Ainda segundo a lei, o benefício será revogado quando o preso praticar crime, for punido por falta grave, desatender as condições impostas na autorização ou revelar baixo grau de aproveitamento do curso.

Nova lei também traz retorno do exame criminológico

Um dos trechos da nova lei trata do retorno do exame criminológico, criado em 1984, também na Lei de Execução Penal. O trecho, que não foi vetado pelo presidente Lula, afetará a progressão de regimes no sistema penitenciário, como no caso de presos que podem passar do regime fechado para o semiaberto, segundo especialistas. Os especialistas pontuam que o exame não possui comprovação científica de efetividade e pode gerar grandes despesas para o poder público.

O exame, segundo explica Shecaira, é feito por um psiquiatra, psicólogo, assistente social e um jurista que vai analisar a perspectiva de reintegração social do apenado. “Ocorre que, para você fazer isso, tem que contratar esses profissionais, colocá-los num presídio para fazer o exame e fazer com todos os presos que querem fazer a progressão do regime”, explica o professor. O problema, diz ele, é que os estados não vão ter condições, de imediato, de oferecer isso, o que pode gerar uma lentidão na progressão dos regimes.

“Isso significa uma inconstitucionalidade pelo aspecto de cálculo de dispêndio porque, com a emenda constitucional dos gastos, e da fixação de teto dos gastos no sistema brasileiro, toda a norma que institui gastos e implica em novas receitas, tem que passar por um estudo prévio e isso não aconteceu aqui”, diz Vieira.
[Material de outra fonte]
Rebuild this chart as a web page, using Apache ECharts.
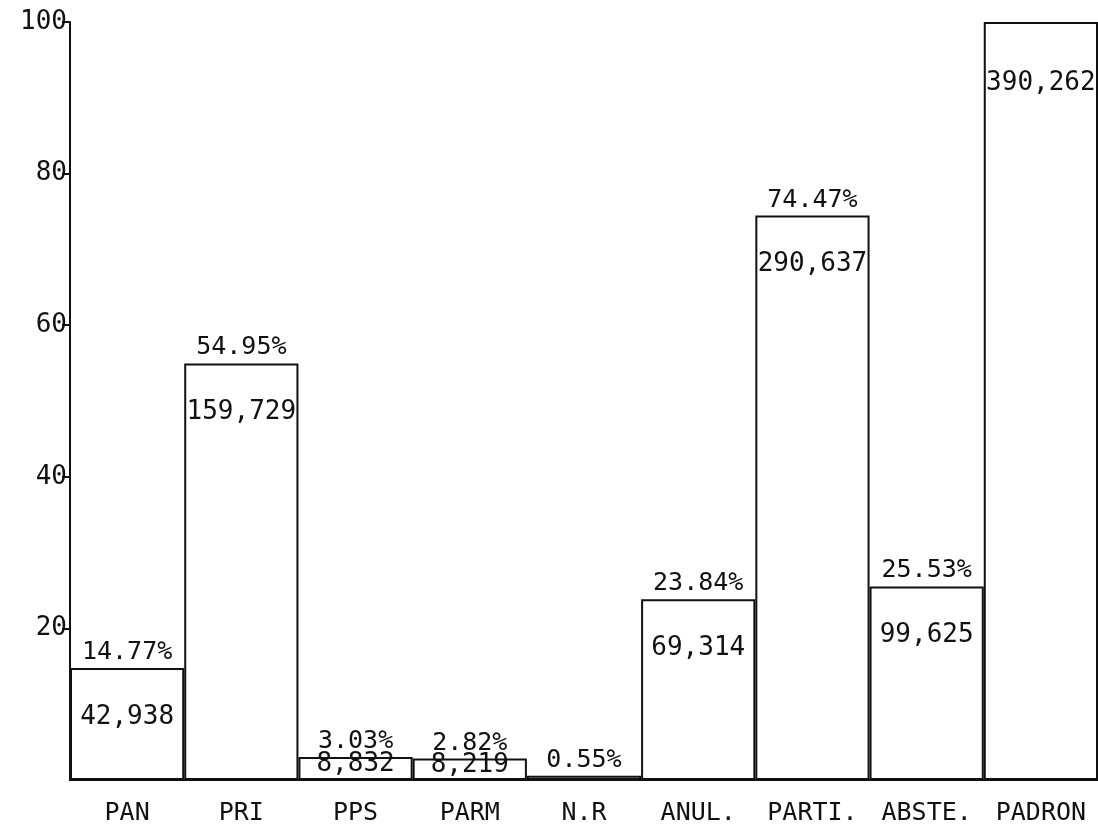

O exame deixou de ser cobrado em 2003 e agora, segundo a nova redação, em todos os casos, o apenado somente terá direito à progressão de regime se demonstrar “boa conduta carcerária, comprovada pelo diretor do estabelecimento, e pelos resultados do exame criminológico, respeitadas as normas que vedam a progressão”.

Antes desse retorno, segundo Vieira, o Supremo passou a entender que “seria possível o exame criminológico para progressão em casos específicos e com fundamentação específica e concreta. Isso gerou até uma súmula vinculante número 26 do supremo”, diz.

O advogado explica que a retomada da exigência do exame para progressão de regime pode gerar uma “tendência à inefetividade da modificação de regime entre fechado e semiaberto”, dificultando que o preso chegue a um regime menos grave. “É um impedimento à ressocialização”, pontua.

A lei foi publicada nesta sexta-feira (12) e os trechos que não foram vetados já estão em vigor. O projeto retornará para o Congresso Nacional para que se aprecie o veto em 30 dias.